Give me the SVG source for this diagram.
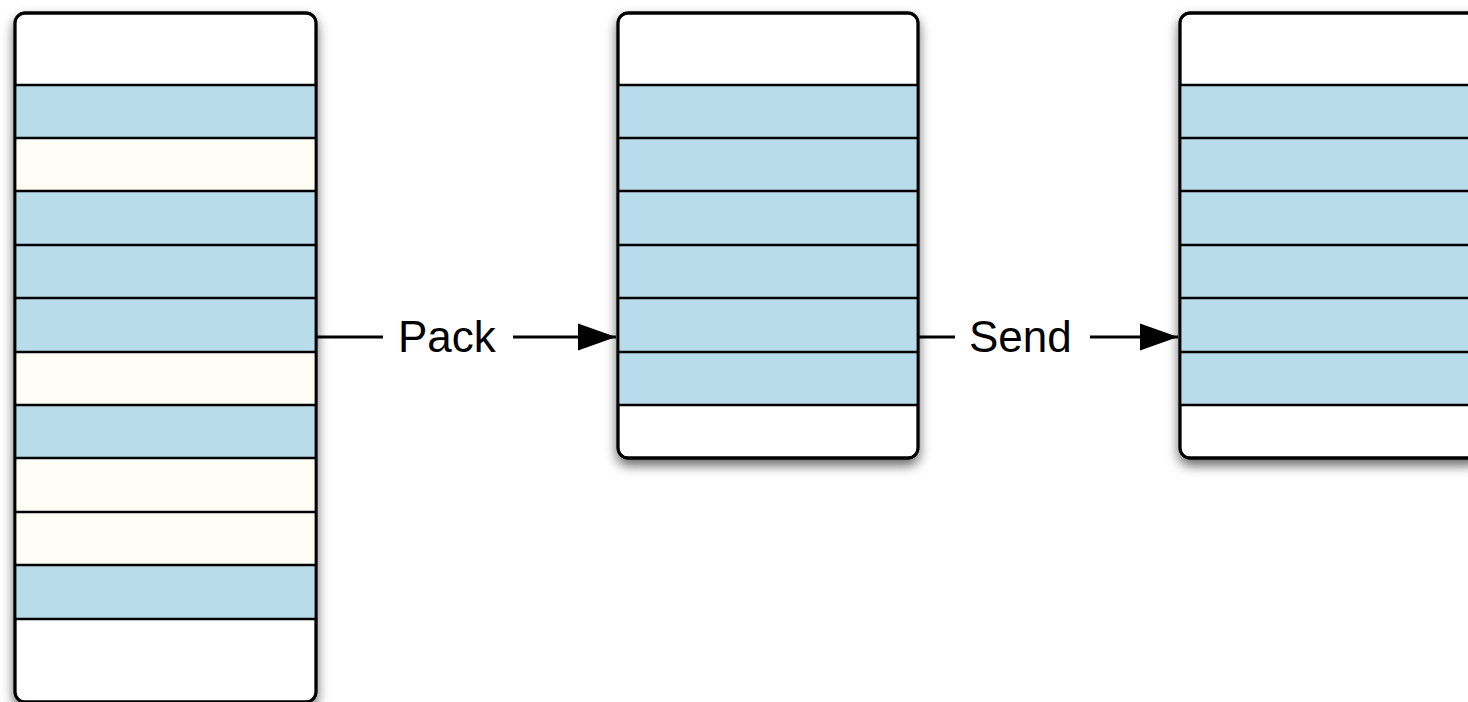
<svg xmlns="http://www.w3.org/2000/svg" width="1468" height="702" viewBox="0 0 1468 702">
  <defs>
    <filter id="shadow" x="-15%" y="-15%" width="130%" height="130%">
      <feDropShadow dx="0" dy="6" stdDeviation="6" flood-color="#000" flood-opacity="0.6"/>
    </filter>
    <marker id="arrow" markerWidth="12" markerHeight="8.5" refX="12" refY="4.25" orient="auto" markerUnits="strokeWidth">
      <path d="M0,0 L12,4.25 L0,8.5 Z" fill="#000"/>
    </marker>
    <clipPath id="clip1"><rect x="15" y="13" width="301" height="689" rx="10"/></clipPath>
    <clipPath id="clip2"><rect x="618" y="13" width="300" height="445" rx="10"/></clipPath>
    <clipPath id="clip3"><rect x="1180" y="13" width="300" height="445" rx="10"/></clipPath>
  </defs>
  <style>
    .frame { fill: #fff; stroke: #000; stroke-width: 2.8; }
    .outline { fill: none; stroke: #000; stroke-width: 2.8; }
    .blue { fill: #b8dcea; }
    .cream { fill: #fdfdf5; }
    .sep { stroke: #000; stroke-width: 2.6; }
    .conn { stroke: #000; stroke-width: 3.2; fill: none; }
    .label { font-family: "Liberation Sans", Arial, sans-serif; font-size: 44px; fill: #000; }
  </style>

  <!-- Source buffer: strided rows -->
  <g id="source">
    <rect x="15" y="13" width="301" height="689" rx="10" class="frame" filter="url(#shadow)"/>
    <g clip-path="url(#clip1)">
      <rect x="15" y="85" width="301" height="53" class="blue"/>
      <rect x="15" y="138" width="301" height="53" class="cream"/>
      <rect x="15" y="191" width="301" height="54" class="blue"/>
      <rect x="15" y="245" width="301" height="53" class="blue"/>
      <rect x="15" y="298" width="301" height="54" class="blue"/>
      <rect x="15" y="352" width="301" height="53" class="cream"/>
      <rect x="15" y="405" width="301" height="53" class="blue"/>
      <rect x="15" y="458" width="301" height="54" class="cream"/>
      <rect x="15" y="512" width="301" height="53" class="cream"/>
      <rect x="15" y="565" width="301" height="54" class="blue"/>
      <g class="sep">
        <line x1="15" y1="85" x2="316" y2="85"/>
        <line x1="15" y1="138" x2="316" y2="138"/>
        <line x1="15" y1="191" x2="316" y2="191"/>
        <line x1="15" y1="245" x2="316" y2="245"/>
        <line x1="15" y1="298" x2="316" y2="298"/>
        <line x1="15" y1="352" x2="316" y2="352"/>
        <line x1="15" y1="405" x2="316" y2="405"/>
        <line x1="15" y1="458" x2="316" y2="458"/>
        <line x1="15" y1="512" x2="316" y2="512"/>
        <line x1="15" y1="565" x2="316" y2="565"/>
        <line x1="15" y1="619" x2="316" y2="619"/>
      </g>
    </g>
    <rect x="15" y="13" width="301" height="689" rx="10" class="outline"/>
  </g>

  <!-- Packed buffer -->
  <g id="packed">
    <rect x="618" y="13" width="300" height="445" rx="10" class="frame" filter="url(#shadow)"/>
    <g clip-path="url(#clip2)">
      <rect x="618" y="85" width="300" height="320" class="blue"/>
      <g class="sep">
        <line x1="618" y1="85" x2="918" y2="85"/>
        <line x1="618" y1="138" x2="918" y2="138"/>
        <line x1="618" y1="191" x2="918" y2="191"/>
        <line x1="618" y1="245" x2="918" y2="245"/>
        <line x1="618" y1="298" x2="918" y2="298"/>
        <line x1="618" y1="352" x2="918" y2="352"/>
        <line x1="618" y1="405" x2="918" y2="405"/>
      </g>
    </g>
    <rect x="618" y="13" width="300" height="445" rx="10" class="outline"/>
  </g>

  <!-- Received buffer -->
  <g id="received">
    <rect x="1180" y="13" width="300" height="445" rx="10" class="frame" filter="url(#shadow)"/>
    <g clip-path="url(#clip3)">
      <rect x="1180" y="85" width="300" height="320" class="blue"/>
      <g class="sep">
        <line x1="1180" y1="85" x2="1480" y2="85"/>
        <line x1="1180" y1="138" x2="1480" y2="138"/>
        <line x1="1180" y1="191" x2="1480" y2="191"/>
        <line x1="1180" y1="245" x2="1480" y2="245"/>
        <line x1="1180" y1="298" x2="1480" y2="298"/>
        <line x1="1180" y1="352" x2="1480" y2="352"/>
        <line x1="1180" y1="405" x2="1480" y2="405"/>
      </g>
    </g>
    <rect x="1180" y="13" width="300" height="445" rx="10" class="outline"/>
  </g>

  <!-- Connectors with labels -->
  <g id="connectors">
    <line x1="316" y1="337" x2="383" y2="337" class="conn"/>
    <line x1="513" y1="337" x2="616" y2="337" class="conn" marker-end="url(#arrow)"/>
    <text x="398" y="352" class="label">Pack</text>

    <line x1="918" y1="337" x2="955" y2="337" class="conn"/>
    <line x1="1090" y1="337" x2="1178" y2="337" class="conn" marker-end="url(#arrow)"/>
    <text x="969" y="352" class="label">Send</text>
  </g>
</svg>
********************
Output the data above without changes, apart from leaving out the pictures.

**Solution to the exercise**
Give me the SVG source for this diagram.
<svg xmlns="http://www.w3.org/2000/svg" width="1468" height="702" viewBox="0 0 1468 702">
  <defs>
    <filter id="shadow" x="-15%" y="-15%" width="130%" height="130%">
      <feDropShadow dx="0" dy="6" stdDeviation="6" flood-color="#000" flood-opacity="0.6"/>
    </filter>
    <marker id="arrow" markerWidth="12" markerHeight="8.5" refX="12" refY="4.25" orient="auto" markerUnits="strokeWidth">
      <path d="M0,0 L12,4.25 L0,8.5 Z" fill="#000"/>
    </marker>
    <clipPath id="clip1"><rect x="15" y="13" width="301" height="689" rx="10"/></clipPath>
    <clipPath id="clip2"><rect x="618" y="13" width="300" height="445" rx="10"/></clipPath>
    <clipPath id="clip3"><rect x="1180" y="13" width="300" height="445" rx="10"/></clipPath>
  </defs>
  <style>
    .frame { fill: #fff; stroke: #000; stroke-width: 2.8; }
    .outline { fill: none; stroke: #000; stroke-width: 2.8; }
    .blue { fill: #b8dcea; }
    .cream { fill: #fdfdf5; }
    .sep { stroke: #000; stroke-width: 2.6; }
    .conn { stroke: #000; stroke-width: 3.2; fill: none; }
    .label { font-family: "Liberation Sans", Arial, sans-serif; font-size: 44px; fill: #000; }
  </style>

  <!-- Source buffer: strided rows -->
  <g id="source">
    <rect x="15" y="13" width="301" height="689" rx="10" class="frame" filter="url(#shadow)"/>
    <g clip-path="url(#clip1)">
      <rect x="15" y="85" width="301" height="53" class="blue"/>
      <rect x="15" y="138" width="301" height="53" class="cream"/>
      <rect x="15" y="191" width="301" height="54" class="blue"/>
      <rect x="15" y="245" width="301" height="53" class="blue"/>
      <rect x="15" y="298" width="301" height="54" class="blue"/>
      <rect x="15" y="352" width="301" height="53" class="cream"/>
      <rect x="15" y="405" width="301" height="53" class="blue"/>
      <rect x="15" y="458" width="301" height="54" class="cream"/>
      <rect x="15" y="512" width="301" height="53" class="cream"/>
      <rect x="15" y="565" width="301" height="54" class="blue"/>
      <g class="sep">
        <line x1="15" y1="85" x2="316" y2="85"/>
        <line x1="15" y1="138" x2="316" y2="138"/>
        <line x1="15" y1="191" x2="316" y2="191"/>
        <line x1="15" y1="245" x2="316" y2="245"/>
        <line x1="15" y1="298" x2="316" y2="298"/>
        <line x1="15" y1="352" x2="316" y2="352"/>
        <line x1="15" y1="405" x2="316" y2="405"/>
        <line x1="15" y1="458" x2="316" y2="458"/>
        <line x1="15" y1="512" x2="316" y2="512"/>
        <line x1="15" y1="565" x2="316" y2="565"/>
        <line x1="15" y1="619" x2="316" y2="619"/>
      </g>
    </g>
    <rect x="15" y="13" width="301" height="689" rx="10" class="outline"/>
  </g>

  <!-- Packed buffer -->
  <g id="packed">
    <rect x="618" y="13" width="300" height="445" rx="10" class="frame" filter="url(#shadow)"/>
    <g clip-path="url(#clip2)">
      <rect x="618" y="85" width="300" height="320" class="blue"/>
      <g class="sep">
        <line x1="618" y1="85" x2="918" y2="85"/>
        <line x1="618" y1="138" x2="918" y2="138"/>
        <line x1="618" y1="191" x2="918" y2="191"/>
        <line x1="618" y1="245" x2="918" y2="245"/>
        <line x1="618" y1="298" x2="918" y2="298"/>
        <line x1="618" y1="352" x2="918" y2="352"/>
        <line x1="618" y1="405" x2="918" y2="405"/>
      </g>
    </g>
    <rect x="618" y="13" width="300" height="445" rx="10" class="outline"/>
  </g>

  <!-- Received buffer -->
  <g id="received">
    <rect x="1180" y="13" width="300" height="445" rx="10" class="frame" filter="url(#shadow)"/>
    <g clip-path="url(#clip3)">
      <rect x="1180" y="85" width="300" height="320" class="blue"/>
      <g class="sep">
        <line x1="1180" y1="85" x2="1480" y2="85"/>
        <line x1="1180" y1="138" x2="1480" y2="138"/>
        <line x1="1180" y1="191" x2="1480" y2="191"/>
        <line x1="1180" y1="245" x2="1480" y2="245"/>
        <line x1="1180" y1="298" x2="1480" y2="298"/>
        <line x1="1180" y1="352" x2="1480" y2="352"/>
        <line x1="1180" y1="405" x2="1480" y2="405"/>
      </g>
    </g>
    <rect x="1180" y="13" width="300" height="445" rx="10" class="outline"/>
  </g>

  <!-- Connectors with labels -->
  <g id="connectors">
    <line x1="316" y1="337" x2="383" y2="337" class="conn"/>
    <line x1="513" y1="337" x2="616" y2="337" class="conn" marker-end="url(#arrow)"/>
    <text x="398" y="352" class="label">Pack</text>

    <line x1="918" y1="337" x2="955" y2="337" class="conn"/>
    <line x1="1090" y1="337" x2="1178" y2="337" class="conn" marker-end="url(#arrow)"/>
    <text x="969" y="352" class="label">Send</text>
  </g>
</svg>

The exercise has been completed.